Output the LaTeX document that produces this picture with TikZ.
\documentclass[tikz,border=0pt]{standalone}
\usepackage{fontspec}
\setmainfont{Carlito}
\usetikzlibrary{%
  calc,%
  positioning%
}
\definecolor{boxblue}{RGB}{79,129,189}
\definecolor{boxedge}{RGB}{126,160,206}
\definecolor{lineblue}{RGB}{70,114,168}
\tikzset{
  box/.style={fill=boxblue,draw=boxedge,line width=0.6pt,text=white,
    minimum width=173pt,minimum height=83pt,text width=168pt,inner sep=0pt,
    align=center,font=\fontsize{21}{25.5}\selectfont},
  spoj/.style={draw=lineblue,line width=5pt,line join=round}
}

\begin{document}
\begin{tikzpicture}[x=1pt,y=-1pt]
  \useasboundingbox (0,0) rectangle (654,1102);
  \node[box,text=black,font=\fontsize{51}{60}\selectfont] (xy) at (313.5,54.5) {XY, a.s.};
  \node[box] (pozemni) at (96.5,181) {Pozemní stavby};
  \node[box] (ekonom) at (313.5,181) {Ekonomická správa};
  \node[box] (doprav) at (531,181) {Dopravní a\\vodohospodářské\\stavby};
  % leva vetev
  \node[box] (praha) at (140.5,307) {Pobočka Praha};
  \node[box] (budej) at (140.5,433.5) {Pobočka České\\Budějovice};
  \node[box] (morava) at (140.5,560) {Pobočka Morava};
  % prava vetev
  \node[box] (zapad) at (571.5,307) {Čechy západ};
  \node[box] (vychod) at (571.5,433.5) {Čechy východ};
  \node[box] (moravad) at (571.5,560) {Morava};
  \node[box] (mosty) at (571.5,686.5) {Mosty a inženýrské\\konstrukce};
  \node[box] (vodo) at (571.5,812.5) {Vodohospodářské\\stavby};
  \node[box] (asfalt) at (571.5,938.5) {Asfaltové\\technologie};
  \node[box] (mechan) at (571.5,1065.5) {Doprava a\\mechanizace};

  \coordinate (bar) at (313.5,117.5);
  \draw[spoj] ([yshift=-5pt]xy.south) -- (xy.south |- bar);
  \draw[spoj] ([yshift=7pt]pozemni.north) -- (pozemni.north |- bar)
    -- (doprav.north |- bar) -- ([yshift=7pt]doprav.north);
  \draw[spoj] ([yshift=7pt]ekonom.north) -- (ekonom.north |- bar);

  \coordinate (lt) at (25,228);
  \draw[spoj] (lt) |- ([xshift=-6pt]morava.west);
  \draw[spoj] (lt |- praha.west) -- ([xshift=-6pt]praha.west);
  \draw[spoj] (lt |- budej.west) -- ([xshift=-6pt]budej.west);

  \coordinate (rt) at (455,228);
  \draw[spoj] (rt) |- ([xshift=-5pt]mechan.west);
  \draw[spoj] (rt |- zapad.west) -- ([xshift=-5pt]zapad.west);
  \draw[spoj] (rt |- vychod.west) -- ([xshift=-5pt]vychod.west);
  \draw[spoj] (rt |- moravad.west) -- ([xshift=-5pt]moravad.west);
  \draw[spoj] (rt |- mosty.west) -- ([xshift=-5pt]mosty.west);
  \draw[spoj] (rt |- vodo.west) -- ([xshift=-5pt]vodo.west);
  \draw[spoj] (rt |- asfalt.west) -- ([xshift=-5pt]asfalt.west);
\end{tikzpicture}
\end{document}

◆ Problem to solve ◆
Give every line of the material again, exactly as it reads.

◆ Answer to the task ◆
Output the LaTeX document that produces this picture with TikZ.
\documentclass[tikz,border=0pt]{standalone}
\usepackage{fontspec}
\setmainfont{Carlito}
\usetikzlibrary{%
  calc,%
  positioning%
}
\definecolor{boxblue}{RGB}{79,129,189}
\definecolor{boxedge}{RGB}{126,160,206}
\definecolor{lineblue}{RGB}{70,114,168}
\tikzset{
  box/.style={fill=boxblue,draw=boxedge,line width=0.6pt,text=white,
    minimum width=173pt,minimum height=83pt,text width=168pt,inner sep=0pt,
    align=center,font=\fontsize{21}{25.5}\selectfont},
  spoj/.style={draw=lineblue,line width=5pt,line join=round}
}

\begin{document}
\begin{tikzpicture}[x=1pt,y=-1pt]
  \useasboundingbox (0,0) rectangle (654,1102);
  \node[box,text=black,font=\fontsize{51}{60}\selectfont] (xy) at (313.5,54.5) {XY, a.s.};
  \node[box] (pozemni) at (96.5,181) {Pozemní stavby};
  \node[box] (ekonom) at (313.5,181) {Ekonomická správa};
  \node[box] (doprav) at (531,181) {Dopravní a\\vodohospodářské\\stavby};
  % leva vetev
  \node[box] (praha) at (140.5,307) {Pobočka Praha};
  \node[box] (budej) at (140.5,433.5) {Pobočka České\\Budějovice};
  \node[box] (morava) at (140.5,560) {Pobočka Morava};
  % prava vetev
  \node[box] (zapad) at (571.5,307) {Čechy západ};
  \node[box] (vychod) at (571.5,433.5) {Čechy východ};
  \node[box] (moravad) at (571.5,560) {Morava};
  \node[box] (mosty) at (571.5,686.5) {Mosty a inženýrské\\konstrukce};
  \node[box] (vodo) at (571.5,812.5) {Vodohospodářské\\stavby};
  \node[box] (asfalt) at (571.5,938.5) {Asfaltové\\technologie};
  \node[box] (mechan) at (571.5,1065.5) {Doprava a\\mechanizace};

  \coordinate (bar) at (313.5,117.5);
  \draw[spoj] ([yshift=-5pt]xy.south) -- (xy.south |- bar);
  \draw[spoj] ([yshift=7pt]pozemni.north) -- (pozemni.north |- bar)
    -- (doprav.north |- bar) -- ([yshift=7pt]doprav.north);
  \draw[spoj] ([yshift=7pt]ekonom.north) -- (ekonom.north |- bar);

  \coordinate (lt) at (25,228);
  \draw[spoj] (lt) |- ([xshift=-6pt]morava.west);
  \draw[spoj] (lt |- praha.west) -- ([xshift=-6pt]praha.west);
  \draw[spoj] (lt |- budej.west) -- ([xshift=-6pt]budej.west);

  \coordinate (rt) at (455,228);
  \draw[spoj] (rt) |- ([xshift=-5pt]mechan.west);
  \draw[spoj] (rt |- zapad.west) -- ([xshift=-5pt]zapad.west);
  \draw[spoj] (rt |- vychod.west) -- ([xshift=-5pt]vychod.west);
  \draw[spoj] (rt |- moravad.west) -- ([xshift=-5pt]moravad.west);
  \draw[spoj] (rt |- mosty.west) -- ([xshift=-5pt]mosty.west);
  \draw[spoj] (rt |- vodo.west) -- ([xshift=-5pt]vodo.west);
  \draw[spoj] (rt |- asfalt.west) -- ([xshift=-5pt]asfalt.west);
\end{tikzpicture}
\end{document}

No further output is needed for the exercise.